## Work required
Set the data down again, exactly as it reads, but without the pictures.
◇ ◇ ◇ ◇
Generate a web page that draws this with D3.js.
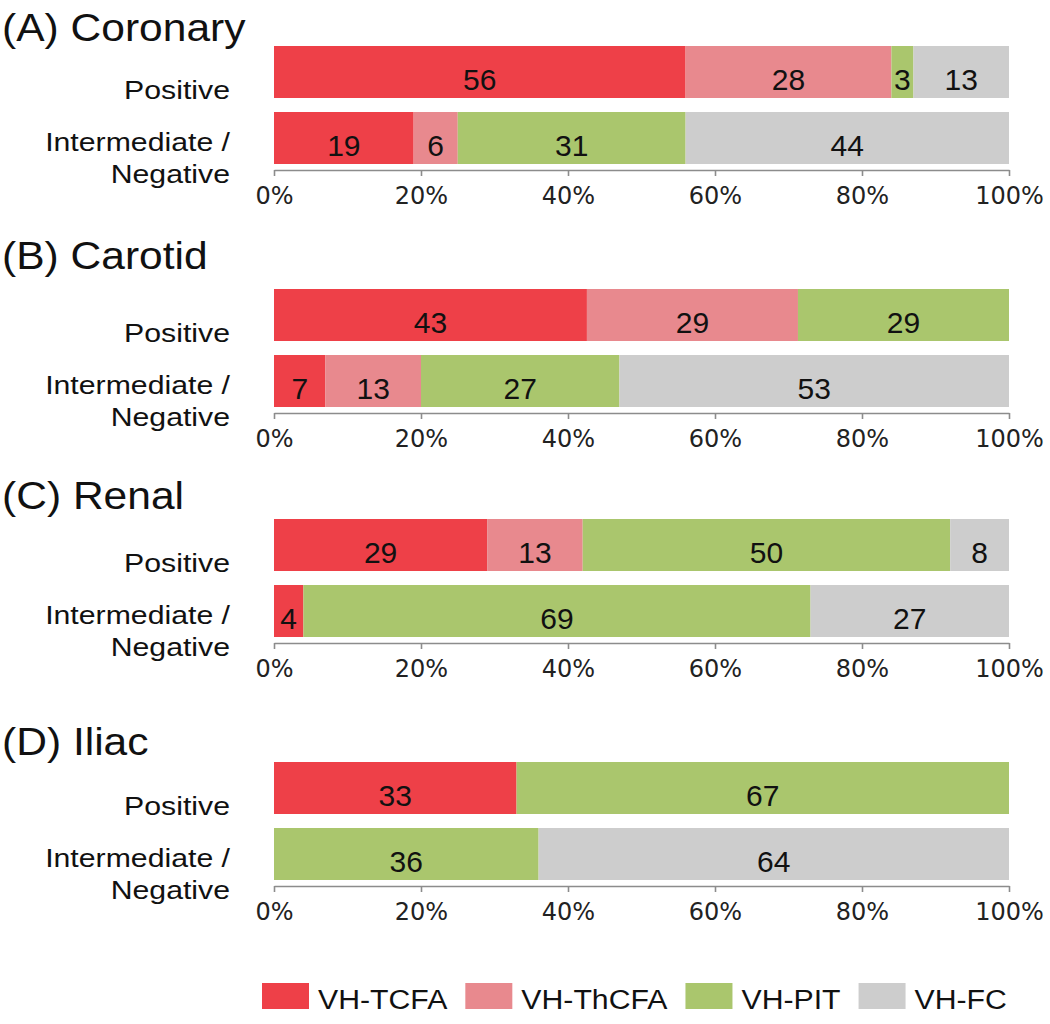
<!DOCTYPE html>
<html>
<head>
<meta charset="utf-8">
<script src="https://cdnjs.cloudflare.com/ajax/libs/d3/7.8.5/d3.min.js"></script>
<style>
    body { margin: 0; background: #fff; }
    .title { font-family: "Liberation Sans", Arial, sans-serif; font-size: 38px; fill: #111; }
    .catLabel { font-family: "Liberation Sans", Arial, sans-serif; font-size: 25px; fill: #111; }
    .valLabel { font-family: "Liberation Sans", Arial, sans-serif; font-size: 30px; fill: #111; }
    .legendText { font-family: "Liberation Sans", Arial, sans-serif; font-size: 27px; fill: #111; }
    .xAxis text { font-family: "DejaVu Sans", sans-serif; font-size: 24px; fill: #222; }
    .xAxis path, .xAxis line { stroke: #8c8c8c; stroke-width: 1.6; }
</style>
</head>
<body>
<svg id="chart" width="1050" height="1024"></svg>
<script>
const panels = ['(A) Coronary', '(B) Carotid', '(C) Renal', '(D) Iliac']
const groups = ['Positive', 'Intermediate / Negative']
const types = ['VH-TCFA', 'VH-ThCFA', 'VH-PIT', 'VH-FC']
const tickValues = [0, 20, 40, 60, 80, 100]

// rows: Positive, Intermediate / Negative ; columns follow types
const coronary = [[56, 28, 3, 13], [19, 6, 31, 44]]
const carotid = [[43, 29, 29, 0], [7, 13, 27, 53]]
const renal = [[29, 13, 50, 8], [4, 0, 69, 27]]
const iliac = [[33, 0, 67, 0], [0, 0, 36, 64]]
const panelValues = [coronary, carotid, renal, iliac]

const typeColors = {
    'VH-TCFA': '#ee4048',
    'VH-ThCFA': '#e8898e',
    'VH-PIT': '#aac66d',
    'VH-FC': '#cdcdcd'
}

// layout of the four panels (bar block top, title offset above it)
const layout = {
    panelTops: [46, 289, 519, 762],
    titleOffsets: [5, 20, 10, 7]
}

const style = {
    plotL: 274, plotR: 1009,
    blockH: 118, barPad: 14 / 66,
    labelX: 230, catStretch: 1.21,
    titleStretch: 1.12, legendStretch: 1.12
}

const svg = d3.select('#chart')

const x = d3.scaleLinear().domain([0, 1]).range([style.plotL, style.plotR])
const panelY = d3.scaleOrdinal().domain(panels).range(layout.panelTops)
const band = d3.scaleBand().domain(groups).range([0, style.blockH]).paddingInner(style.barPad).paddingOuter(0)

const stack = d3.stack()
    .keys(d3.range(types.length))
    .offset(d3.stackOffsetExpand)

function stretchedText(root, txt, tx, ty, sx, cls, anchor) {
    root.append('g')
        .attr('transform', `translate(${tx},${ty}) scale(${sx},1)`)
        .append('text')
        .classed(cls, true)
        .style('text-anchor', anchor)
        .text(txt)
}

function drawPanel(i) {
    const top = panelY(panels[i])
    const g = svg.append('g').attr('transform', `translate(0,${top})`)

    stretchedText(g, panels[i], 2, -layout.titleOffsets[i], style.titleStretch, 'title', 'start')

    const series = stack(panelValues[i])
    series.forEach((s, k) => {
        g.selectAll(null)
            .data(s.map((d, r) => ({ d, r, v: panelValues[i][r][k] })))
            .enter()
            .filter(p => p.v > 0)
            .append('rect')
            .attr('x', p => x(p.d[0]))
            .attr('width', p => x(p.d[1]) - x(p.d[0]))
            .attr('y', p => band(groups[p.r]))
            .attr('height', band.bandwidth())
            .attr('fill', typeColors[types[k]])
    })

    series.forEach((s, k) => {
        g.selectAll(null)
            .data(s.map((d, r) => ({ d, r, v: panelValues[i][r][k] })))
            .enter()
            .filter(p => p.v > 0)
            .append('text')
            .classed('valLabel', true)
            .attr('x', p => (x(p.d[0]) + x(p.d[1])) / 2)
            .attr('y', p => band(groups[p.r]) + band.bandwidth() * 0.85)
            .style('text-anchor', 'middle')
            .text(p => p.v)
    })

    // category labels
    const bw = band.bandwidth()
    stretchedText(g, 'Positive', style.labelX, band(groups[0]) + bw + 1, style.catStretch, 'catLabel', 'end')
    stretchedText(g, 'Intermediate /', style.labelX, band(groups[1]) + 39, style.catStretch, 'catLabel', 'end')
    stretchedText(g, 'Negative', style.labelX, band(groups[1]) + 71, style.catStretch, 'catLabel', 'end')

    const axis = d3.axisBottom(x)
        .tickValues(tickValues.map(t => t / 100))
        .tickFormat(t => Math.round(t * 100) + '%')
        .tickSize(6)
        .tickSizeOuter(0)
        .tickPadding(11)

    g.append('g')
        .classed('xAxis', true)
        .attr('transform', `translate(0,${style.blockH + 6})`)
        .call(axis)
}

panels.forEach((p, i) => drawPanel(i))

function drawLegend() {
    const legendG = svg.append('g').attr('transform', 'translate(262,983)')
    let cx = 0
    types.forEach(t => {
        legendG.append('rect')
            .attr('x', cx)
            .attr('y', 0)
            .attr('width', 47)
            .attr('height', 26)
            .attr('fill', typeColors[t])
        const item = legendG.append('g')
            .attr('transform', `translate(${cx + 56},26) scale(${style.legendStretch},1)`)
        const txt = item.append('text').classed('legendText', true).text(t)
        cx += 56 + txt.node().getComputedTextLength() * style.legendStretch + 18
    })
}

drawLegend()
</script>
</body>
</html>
◇ ◇ ◇ ◇
## Answer below
Generate a web page that draws this with D3.js.
<!DOCTYPE html>
<html>
<head>
<meta charset="utf-8">
<script src="https://cdnjs.cloudflare.com/ajax/libs/d3/7.8.5/d3.min.js"></script>
<style>
    body { margin: 0; background: #fff; }
    .title { font-family: "Liberation Sans", Arial, sans-serif; font-size: 38px; fill: #111; }
    .catLabel { font-family: "Liberation Sans", Arial, sans-serif; font-size: 25px; fill: #111; }
    .valLabel { font-family: "Liberation Sans", Arial, sans-serif; font-size: 30px; fill: #111; }
    .legendText { font-family: "Liberation Sans", Arial, sans-serif; font-size: 27px; fill: #111; }
    .xAxis text { font-family: "DejaVu Sans", sans-serif; font-size: 24px; fill: #222; }
    .xAxis path, .xAxis line { stroke: #8c8c8c; stroke-width: 1.6; }
</style>
</head>
<body>
<svg id="chart" width="1050" height="1024"></svg>
<script>
const panels = ['(A) Coronary', '(B) Carotid', '(C) Renal', '(D) Iliac']
const groups = ['Positive', 'Intermediate / Negative']
const types = ['VH-TCFA', 'VH-ThCFA', 'VH-PIT', 'VH-FC']
const tickValues = [0, 20, 40, 60, 80, 100]

// rows: Positive, Intermediate / Negative ; columns follow types
const coronary = [[56, 28, 3, 13], [19, 6, 31, 44]]
const carotid = [[43, 29, 29, 0], [7, 13, 27, 53]]
const renal = [[29, 13, 50, 8], [4, 0, 69, 27]]
const iliac = [[33, 0, 67, 0], [0, 0, 36, 64]]
const panelValues = [coronary, carotid, renal, iliac]

const typeColors = {
    'VH-TCFA': '#ee4048',
    'VH-ThCFA': '#e8898e',
    'VH-PIT': '#aac66d',
    'VH-FC': '#cdcdcd'
}

// layout of the four panels (bar block top, title offset above it)
const layout = {
    panelTops: [46, 289, 519, 762],
    titleOffsets: [5, 20, 10, 7]
}

const style = {
    plotL: 274, plotR: 1009,
    blockH: 118, barPad: 14 / 66,
    labelX: 230, catStretch: 1.21,
    titleStretch: 1.12, legendStretch: 1.12
}

const svg = d3.select('#chart')

const x = d3.scaleLinear().domain([0, 1]).range([style.plotL, style.plotR])
const panelY = d3.scaleOrdinal().domain(panels).range(layout.panelTops)
const band = d3.scaleBand().domain(groups).range([0, style.blockH]).paddingInner(style.barPad).paddingOuter(0)

const stack = d3.stack()
    .keys(d3.range(types.length))
    .offset(d3.stackOffsetExpand)

function stretchedText(root, txt, tx, ty, sx, cls, anchor) {
    root.append('g')
        .attr('transform', `translate(${tx},${ty}) scale(${sx},1)`)
        .append('text')
        .classed(cls, true)
        .style('text-anchor', anchor)
        .text(txt)
}

function drawPanel(i) {
    const top = panelY(panels[i])
    const g = svg.append('g').attr('transform', `translate(0,${top})`)

    stretchedText(g, panels[i], 2, -layout.titleOffsets[i], style.titleStretch, 'title', 'start')

    const series = stack(panelValues[i])
    series.forEach((s, k) => {
        g.selectAll(null)
            .data(s.map((d, r) => ({ d, r, v: panelValues[i][r][k] })))
            .enter()
            .filter(p => p.v > 0)
            .append('rect')
            .attr('x', p => x(p.d[0]))
            .attr('width', p => x(p.d[1]) - x(p.d[0]))
            .attr('y', p => band(groups[p.r]))
            .attr('height', band.bandwidth())
            .attr('fill', typeColors[types[k]])
    })

    series.forEach((s, k) => {
        g.selectAll(null)
            .data(s.map((d, r) => ({ d, r, v: panelValues[i][r][k] })))
            .enter()
            .filter(p => p.v > 0)
            .append('text')
            .classed('valLabel', true)
            .attr('x', p => (x(p.d[0]) + x(p.d[1])) / 2)
            .attr('y', p => band(groups[p.r]) + band.bandwidth() * 0.85)
            .style('text-anchor', 'middle')
            .text(p => p.v)
    })

    // category labels
    const bw = band.bandwidth()
    stretchedText(g, 'Positive', style.labelX, band(groups[0]) + bw + 1, style.catStretch, 'catLabel', 'end')
    stretchedText(g, 'Intermediate /', style.labelX, band(groups[1]) + 39, style.catStretch, 'catLabel', 'end')
    stretchedText(g, 'Negative', style.labelX, band(groups[1]) + 71, style.catStretch, 'catLabel', 'end')

    const axis = d3.axisBottom(x)
        .tickValues(tickValues.map(t => t / 100))
        .tickFormat(t => Math.round(t * 100) + '%')
        .tickSize(6)
        .tickSizeOuter(0)
        .tickPadding(11)

    g.append('g')
        .classed('xAxis', true)
        .attr('transform', `translate(0,${style.blockH + 6})`)
        .call(axis)
}

panels.forEach((p, i) => drawPanel(i))

function drawLegend() {
    const legendG = svg.append('g').attr('transform', 'translate(262,983)')
    let cx = 0
    types.forEach(t => {
        legendG.append('rect')
            .attr('x', cx)
            .attr('y', 0)
            .attr('width', 47)
            .attr('height', 26)
            .attr('fill', typeColors[t])
        const item = legendG.append('g')
            .attr('transform', `translate(${cx + 56},26) scale(${style.legendStretch},1)`)
        const txt = item.append('text').classed('legendText', true).text(t)
        cx += 56 + txt.node().getComputedTextLength() * style.legendStretch + 18
    })
}

drawLegend()
</script>
</body>
</html>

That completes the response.